Revision as of 23:11, 20 February 2014

Problem

Convex quadrilateral $ABCD$ has $AB=3$, $BC=4$, $CD=13$, $AD=12$, and $\angle ABC=90^{\circ}$, as shown. What is the area of the quadrilateral?

[asy] pair A=(0,0), B=(-3,0), C=(-3,-4), D=(48/5,-36/5); draw(A--B--C--D--A); label("$A$",A,N); label("$B$",B,NW); label("$C$",C,SW); label("$D$",D,E); draw(rightanglemark(A,B,C,25)); [/asy]

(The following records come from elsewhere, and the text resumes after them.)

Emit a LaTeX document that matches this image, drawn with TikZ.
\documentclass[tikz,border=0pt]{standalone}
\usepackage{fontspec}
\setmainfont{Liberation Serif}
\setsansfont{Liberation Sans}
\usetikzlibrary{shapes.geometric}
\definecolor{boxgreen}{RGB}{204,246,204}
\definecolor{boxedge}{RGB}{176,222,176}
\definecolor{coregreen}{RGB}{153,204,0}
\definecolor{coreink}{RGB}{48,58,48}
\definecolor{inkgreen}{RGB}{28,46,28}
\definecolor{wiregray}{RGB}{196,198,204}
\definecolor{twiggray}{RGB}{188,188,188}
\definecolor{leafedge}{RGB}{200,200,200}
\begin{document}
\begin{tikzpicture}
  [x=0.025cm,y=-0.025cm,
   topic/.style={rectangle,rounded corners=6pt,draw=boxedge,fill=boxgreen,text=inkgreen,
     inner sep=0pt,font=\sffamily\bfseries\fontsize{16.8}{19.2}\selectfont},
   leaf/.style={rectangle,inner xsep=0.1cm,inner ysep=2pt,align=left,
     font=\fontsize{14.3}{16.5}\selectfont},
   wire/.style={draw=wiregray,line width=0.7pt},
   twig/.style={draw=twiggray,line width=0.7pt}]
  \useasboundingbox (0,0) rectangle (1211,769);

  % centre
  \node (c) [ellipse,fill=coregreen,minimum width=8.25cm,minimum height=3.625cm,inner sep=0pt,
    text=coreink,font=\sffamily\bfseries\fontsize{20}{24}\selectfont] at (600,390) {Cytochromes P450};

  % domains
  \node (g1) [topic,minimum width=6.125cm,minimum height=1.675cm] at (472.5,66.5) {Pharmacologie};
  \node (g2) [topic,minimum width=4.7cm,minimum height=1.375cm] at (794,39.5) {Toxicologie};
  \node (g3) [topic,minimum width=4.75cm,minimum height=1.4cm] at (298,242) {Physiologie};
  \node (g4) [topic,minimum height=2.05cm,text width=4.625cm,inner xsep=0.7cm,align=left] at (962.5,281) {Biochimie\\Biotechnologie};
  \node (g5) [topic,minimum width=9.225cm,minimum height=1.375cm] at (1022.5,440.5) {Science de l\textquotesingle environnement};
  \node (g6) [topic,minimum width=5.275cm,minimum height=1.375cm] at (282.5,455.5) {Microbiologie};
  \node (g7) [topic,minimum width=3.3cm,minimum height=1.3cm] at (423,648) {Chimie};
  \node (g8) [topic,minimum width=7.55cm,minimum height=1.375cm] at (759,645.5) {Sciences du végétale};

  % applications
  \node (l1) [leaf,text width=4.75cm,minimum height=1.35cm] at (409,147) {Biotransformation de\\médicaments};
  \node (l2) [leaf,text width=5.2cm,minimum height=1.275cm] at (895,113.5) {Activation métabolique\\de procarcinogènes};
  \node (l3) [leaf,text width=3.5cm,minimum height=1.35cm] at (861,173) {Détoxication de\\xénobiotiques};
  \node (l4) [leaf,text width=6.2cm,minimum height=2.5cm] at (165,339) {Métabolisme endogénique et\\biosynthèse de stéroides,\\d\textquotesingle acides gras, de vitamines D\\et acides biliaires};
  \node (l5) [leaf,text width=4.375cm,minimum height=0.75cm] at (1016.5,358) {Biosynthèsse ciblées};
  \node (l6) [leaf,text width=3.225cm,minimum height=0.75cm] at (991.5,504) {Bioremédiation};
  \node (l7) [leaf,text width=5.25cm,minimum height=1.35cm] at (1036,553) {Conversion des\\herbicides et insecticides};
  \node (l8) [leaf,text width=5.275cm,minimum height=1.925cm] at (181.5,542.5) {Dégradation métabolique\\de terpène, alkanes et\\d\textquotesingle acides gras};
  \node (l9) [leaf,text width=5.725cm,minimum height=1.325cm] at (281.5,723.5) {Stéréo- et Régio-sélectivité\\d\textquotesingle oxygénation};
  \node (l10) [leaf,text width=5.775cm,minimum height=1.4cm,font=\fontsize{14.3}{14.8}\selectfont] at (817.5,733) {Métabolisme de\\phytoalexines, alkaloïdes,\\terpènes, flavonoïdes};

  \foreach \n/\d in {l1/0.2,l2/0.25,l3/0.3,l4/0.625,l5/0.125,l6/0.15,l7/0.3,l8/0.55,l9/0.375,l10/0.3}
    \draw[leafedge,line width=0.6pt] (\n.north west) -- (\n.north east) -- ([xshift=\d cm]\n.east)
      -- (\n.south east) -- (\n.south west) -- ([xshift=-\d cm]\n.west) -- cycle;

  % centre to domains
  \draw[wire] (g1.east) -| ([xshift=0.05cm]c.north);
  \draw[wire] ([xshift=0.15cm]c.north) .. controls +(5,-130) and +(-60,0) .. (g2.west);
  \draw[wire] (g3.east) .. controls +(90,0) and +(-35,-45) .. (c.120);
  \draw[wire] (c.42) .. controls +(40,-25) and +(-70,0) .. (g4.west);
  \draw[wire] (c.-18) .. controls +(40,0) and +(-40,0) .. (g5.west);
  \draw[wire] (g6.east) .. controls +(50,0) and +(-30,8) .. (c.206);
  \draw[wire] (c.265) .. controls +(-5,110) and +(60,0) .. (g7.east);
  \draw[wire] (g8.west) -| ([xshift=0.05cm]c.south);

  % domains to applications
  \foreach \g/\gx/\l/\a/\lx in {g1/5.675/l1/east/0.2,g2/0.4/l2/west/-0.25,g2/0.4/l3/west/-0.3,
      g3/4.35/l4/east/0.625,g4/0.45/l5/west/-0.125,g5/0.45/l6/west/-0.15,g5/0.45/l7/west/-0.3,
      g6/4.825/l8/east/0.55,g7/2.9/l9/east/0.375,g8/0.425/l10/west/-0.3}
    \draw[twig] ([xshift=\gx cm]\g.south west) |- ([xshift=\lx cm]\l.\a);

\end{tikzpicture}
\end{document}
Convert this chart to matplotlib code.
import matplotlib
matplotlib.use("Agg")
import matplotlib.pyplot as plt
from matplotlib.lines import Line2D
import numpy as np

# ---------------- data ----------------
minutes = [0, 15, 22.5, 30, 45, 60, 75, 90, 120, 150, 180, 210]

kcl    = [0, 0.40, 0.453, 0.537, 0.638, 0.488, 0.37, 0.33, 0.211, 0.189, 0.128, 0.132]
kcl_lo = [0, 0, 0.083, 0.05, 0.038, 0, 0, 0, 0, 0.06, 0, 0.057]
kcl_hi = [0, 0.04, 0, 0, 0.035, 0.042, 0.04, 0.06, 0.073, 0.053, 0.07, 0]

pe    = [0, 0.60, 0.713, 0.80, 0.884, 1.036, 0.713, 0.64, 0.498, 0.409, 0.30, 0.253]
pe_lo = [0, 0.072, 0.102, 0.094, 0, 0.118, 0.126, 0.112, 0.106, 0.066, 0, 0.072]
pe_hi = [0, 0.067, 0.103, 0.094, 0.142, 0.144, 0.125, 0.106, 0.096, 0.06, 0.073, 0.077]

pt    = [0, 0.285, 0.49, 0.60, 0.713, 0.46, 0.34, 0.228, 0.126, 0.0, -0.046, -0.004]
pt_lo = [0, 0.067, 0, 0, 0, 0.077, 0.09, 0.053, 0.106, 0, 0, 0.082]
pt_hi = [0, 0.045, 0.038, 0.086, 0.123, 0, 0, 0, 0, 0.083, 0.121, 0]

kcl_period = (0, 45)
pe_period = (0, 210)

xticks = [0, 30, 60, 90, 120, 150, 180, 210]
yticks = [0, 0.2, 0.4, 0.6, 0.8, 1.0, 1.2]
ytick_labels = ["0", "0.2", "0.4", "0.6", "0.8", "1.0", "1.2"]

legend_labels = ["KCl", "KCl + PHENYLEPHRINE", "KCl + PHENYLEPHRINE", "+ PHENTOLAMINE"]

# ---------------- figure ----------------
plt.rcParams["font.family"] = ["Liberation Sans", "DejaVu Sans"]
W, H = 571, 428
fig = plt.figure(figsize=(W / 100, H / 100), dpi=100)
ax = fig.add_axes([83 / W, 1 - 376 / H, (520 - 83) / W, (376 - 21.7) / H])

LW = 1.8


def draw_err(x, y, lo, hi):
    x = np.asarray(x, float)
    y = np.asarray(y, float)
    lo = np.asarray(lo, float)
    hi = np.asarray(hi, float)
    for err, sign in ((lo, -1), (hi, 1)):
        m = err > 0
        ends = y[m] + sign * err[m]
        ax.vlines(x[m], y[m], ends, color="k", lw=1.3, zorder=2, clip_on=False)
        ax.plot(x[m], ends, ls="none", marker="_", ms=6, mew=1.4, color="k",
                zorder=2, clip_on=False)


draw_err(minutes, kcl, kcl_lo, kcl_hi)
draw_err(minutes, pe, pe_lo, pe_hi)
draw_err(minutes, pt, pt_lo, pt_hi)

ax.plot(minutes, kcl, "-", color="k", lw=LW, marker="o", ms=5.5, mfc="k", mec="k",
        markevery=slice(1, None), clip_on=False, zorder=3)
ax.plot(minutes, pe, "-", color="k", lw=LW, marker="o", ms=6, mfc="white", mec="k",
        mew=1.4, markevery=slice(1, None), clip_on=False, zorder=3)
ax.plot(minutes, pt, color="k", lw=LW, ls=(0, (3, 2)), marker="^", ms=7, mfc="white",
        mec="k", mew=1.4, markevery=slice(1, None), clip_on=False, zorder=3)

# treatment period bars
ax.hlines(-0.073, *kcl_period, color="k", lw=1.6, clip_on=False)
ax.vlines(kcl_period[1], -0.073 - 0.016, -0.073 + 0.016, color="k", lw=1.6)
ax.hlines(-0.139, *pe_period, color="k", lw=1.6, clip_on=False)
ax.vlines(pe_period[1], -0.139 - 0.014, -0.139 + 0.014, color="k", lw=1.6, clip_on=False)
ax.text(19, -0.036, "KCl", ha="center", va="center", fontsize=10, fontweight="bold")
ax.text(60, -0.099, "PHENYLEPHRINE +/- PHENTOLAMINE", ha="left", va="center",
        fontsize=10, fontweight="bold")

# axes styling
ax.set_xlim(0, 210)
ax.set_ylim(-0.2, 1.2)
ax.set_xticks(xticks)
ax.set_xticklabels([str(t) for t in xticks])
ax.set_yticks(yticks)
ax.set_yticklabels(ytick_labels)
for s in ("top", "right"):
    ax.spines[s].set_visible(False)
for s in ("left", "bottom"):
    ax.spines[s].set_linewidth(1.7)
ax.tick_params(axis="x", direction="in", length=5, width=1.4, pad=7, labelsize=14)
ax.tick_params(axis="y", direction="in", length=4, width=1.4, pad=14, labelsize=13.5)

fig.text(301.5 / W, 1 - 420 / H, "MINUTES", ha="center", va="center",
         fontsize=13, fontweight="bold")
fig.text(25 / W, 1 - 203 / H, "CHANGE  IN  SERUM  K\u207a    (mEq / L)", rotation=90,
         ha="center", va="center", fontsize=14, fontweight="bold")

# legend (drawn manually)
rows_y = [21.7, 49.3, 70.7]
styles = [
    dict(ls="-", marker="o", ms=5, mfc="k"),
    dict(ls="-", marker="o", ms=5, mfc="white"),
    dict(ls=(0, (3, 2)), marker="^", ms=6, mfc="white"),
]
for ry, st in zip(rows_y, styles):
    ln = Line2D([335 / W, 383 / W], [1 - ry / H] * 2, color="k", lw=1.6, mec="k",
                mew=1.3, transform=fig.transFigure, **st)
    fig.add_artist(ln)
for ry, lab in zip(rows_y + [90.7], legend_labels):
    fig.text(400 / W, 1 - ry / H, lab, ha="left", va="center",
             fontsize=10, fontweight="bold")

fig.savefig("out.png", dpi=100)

$\textbf{(A)}\ 30\qquad\textbf{(B)}\ 36\qquad\textbf{(C)}\ 40\qquad\textbf{(D)}\ 48\qquad\textbf{(E)}\ 58.5$

Solution

Note that by the pythagorean theorem, $AC=5$. Also note that $\angle CAD$ is a right angle because $\triangle CAD$ is a right triangle. The area of the quadrilateral is the sum of the areas of $\triangle ABC$ and $\triangle CAD$ which is equal to \[\frac{3\times4}{2} + \frac{5\times12}{2} = 6 + 30 = \boxed{\textbf{(B)}\ 36}\]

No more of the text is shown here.